§ GIVEN DATA:
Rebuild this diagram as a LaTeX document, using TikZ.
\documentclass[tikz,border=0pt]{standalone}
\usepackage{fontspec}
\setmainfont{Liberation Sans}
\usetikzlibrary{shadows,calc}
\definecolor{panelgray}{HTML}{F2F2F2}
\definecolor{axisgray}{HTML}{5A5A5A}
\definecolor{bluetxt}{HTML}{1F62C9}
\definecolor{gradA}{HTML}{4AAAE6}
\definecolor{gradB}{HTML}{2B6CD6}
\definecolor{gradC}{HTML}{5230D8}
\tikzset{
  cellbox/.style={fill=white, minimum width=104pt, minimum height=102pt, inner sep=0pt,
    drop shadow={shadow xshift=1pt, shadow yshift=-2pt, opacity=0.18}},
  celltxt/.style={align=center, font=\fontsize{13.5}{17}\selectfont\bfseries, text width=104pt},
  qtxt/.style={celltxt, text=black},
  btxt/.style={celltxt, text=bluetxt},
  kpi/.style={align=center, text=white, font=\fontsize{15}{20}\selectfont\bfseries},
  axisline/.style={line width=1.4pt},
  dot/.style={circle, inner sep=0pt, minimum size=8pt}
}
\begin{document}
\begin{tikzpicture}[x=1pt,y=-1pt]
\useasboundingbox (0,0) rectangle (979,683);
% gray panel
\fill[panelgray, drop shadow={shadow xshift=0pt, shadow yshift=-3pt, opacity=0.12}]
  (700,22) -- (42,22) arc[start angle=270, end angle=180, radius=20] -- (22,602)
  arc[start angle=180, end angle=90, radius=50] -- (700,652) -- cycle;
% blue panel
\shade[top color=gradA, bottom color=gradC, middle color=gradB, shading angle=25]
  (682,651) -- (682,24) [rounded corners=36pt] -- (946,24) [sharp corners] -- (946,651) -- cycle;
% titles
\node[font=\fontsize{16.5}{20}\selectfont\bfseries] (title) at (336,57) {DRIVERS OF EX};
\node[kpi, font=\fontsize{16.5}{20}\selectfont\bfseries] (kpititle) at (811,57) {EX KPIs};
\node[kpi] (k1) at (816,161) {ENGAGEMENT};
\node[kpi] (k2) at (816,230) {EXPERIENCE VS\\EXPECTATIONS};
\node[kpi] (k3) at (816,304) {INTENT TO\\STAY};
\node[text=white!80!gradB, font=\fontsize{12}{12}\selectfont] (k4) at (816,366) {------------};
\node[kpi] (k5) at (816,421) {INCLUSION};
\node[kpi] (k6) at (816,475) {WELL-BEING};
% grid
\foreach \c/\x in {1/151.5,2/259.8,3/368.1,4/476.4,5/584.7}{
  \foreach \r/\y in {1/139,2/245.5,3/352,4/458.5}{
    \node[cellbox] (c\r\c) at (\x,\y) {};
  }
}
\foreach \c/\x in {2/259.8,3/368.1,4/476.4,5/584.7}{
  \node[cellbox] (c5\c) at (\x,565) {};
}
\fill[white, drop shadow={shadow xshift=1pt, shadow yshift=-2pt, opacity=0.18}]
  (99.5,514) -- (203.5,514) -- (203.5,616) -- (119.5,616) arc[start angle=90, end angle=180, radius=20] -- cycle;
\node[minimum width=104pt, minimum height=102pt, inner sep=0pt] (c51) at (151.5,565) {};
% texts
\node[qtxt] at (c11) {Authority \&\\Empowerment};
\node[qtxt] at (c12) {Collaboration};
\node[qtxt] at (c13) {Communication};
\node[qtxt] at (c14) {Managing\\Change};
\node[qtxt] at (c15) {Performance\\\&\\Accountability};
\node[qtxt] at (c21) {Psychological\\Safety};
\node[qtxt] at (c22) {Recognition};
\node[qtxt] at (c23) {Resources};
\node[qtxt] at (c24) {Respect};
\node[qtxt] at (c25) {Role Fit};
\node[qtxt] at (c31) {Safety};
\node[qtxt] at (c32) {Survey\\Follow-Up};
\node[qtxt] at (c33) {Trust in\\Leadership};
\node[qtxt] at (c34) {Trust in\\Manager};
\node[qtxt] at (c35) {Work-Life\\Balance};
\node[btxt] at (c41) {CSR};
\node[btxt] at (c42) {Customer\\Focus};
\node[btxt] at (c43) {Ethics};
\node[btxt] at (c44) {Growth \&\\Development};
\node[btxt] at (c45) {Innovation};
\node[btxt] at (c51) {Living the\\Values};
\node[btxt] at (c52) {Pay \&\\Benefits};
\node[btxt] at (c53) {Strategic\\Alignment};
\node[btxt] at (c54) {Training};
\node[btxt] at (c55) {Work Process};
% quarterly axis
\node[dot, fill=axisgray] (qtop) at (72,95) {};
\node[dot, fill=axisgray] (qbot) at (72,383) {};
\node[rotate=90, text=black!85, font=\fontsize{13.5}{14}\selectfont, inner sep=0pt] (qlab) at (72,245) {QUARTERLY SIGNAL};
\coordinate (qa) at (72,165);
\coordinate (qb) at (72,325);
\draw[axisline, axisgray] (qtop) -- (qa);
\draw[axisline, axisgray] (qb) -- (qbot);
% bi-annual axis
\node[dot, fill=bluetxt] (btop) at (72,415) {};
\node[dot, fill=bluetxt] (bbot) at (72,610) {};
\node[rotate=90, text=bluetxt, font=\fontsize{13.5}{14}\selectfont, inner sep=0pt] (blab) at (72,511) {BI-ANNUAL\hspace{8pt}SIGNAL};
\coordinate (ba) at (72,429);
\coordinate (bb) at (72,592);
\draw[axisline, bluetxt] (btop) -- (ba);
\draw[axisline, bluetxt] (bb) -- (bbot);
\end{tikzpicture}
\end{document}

§ AIM OF THE TASK:
Could you quote the material above in full, exactly as it stands?

§ SOLUTION FOR THIS PROBLEM:
Rebuild this diagram as a LaTeX document, using TikZ.
\documentclass[tikz,border=0pt]{standalone}
\usepackage{fontspec}
\setmainfont{Liberation Sans}
\usetikzlibrary{shadows,calc}
\definecolor{panelgray}{HTML}{F2F2F2}
\definecolor{axisgray}{HTML}{5A5A5A}
\definecolor{bluetxt}{HTML}{1F62C9}
\definecolor{gradA}{HTML}{4AAAE6}
\definecolor{gradB}{HTML}{2B6CD6}
\definecolor{gradC}{HTML}{5230D8}
\tikzset{
  cellbox/.style={fill=white, minimum width=104pt, minimum height=102pt, inner sep=0pt,
    drop shadow={shadow xshift=1pt, shadow yshift=-2pt, opacity=0.18}},
  celltxt/.style={align=center, font=\fontsize{13.5}{17}\selectfont\bfseries, text width=104pt},
  qtxt/.style={celltxt, text=black},
  btxt/.style={celltxt, text=bluetxt},
  kpi/.style={align=center, text=white, font=\fontsize{15}{20}\selectfont\bfseries},
  axisline/.style={line width=1.4pt},
  dot/.style={circle, inner sep=0pt, minimum size=8pt}
}
\begin{document}
\begin{tikzpicture}[x=1pt,y=-1pt]
\useasboundingbox (0,0) rectangle (979,683);
% gray panel
\fill[panelgray, drop shadow={shadow xshift=0pt, shadow yshift=-3pt, opacity=0.12}]
  (700,22) -- (42,22) arc[start angle=270, end angle=180, radius=20] -- (22,602)
  arc[start angle=180, end angle=90, radius=50] -- (700,652) -- cycle;
% blue panel
\shade[top color=gradA, bottom color=gradC, middle color=gradB, shading angle=25]
  (682,651) -- (682,24) [rounded corners=36pt] -- (946,24) [sharp corners] -- (946,651) -- cycle;
% titles
\node[font=\fontsize{16.5}{20}\selectfont\bfseries] (title) at (336,57) {DRIVERS OF EX};
\node[kpi, font=\fontsize{16.5}{20}\selectfont\bfseries] (kpititle) at (811,57) {EX KPIs};
\node[kpi] (k1) at (816,161) {ENGAGEMENT};
\node[kpi] (k2) at (816,230) {EXPERIENCE VS\\EXPECTATIONS};
\node[kpi] (k3) at (816,304) {INTENT TO\\STAY};
\node[text=white!80!gradB, font=\fontsize{12}{12}\selectfont] (k4) at (816,366) {------------};
\node[kpi] (k5) at (816,421) {INCLUSION};
\node[kpi] (k6) at (816,475) {WELL-BEING};
% grid
\foreach \c/\x in {1/151.5,2/259.8,3/368.1,4/476.4,5/584.7}{
  \foreach \r/\y in {1/139,2/245.5,3/352,4/458.5}{
    \node[cellbox] (c\r\c) at (\x,\y) {};
  }
}
\foreach \c/\x in {2/259.8,3/368.1,4/476.4,5/584.7}{
  \node[cellbox] (c5\c) at (\x,565) {};
}
\fill[white, drop shadow={shadow xshift=1pt, shadow yshift=-2pt, opacity=0.18}]
  (99.5,514) -- (203.5,514) -- (203.5,616) -- (119.5,616) arc[start angle=90, end angle=180, radius=20] -- cycle;
\node[minimum width=104pt, minimum height=102pt, inner sep=0pt] (c51) at (151.5,565) {};
% texts
\node[qtxt] at (c11) {Authority \&\\Empowerment};
\node[qtxt] at (c12) {Collaboration};
\node[qtxt] at (c13) {Communication};
\node[qtxt] at (c14) {Managing\\Change};
\node[qtxt] at (c15) {Performance\\\&\\Accountability};
\node[qtxt] at (c21) {Psychological\\Safety};
\node[qtxt] at (c22) {Recognition};
\node[qtxt] at (c23) {Resources};
\node[qtxt] at (c24) {Respect};
\node[qtxt] at (c25) {Role Fit};
\node[qtxt] at (c31) {Safety};
\node[qtxt] at (c32) {Survey\\Follow-Up};
\node[qtxt] at (c33) {Trust in\\Leadership};
\node[qtxt] at (c34) {Trust in\\Manager};
\node[qtxt] at (c35) {Work-Life\\Balance};
\node[btxt] at (c41) {CSR};
\node[btxt] at (c42) {Customer\\Focus};
\node[btxt] at (c43) {Ethics};
\node[btxt] at (c44) {Growth \&\\Development};
\node[btxt] at (c45) {Innovation};
\node[btxt] at (c51) {Living the\\Values};
\node[btxt] at (c52) {Pay \&\\Benefits};
\node[btxt] at (c53) {Strategic\\Alignment};
\node[btxt] at (c54) {Training};
\node[btxt] at (c55) {Work Process};
% quarterly axis
\node[dot, fill=axisgray] (qtop) at (72,95) {};
\node[dot, fill=axisgray] (qbot) at (72,383) {};
\node[rotate=90, text=black!85, font=\fontsize{13.5}{14}\selectfont, inner sep=0pt] (qlab) at (72,245) {QUARTERLY SIGNAL};
\coordinate (qa) at (72,165);
\coordinate (qb) at (72,325);
\draw[axisline, axisgray] (qtop) -- (qa);
\draw[axisline, axisgray] (qb) -- (qbot);
% bi-annual axis
\node[dot, fill=bluetxt] (btop) at (72,415) {};
\node[dot, fill=bluetxt] (bbot) at (72,610) {};
\node[rotate=90, text=bluetxt, font=\fontsize{13.5}{14}\selectfont, inner sep=0pt] (blab) at (72,511) {BI-ANNUAL\hspace{8pt}SIGNAL};
\coordinate (ba) at (72,429);
\coordinate (bb) at (72,592);
\draw[axisline, bluetxt] (btop) -- (ba);
\draw[axisline, bluetxt] (bb) -- (bbot);
\end{tikzpicture}
\end{document}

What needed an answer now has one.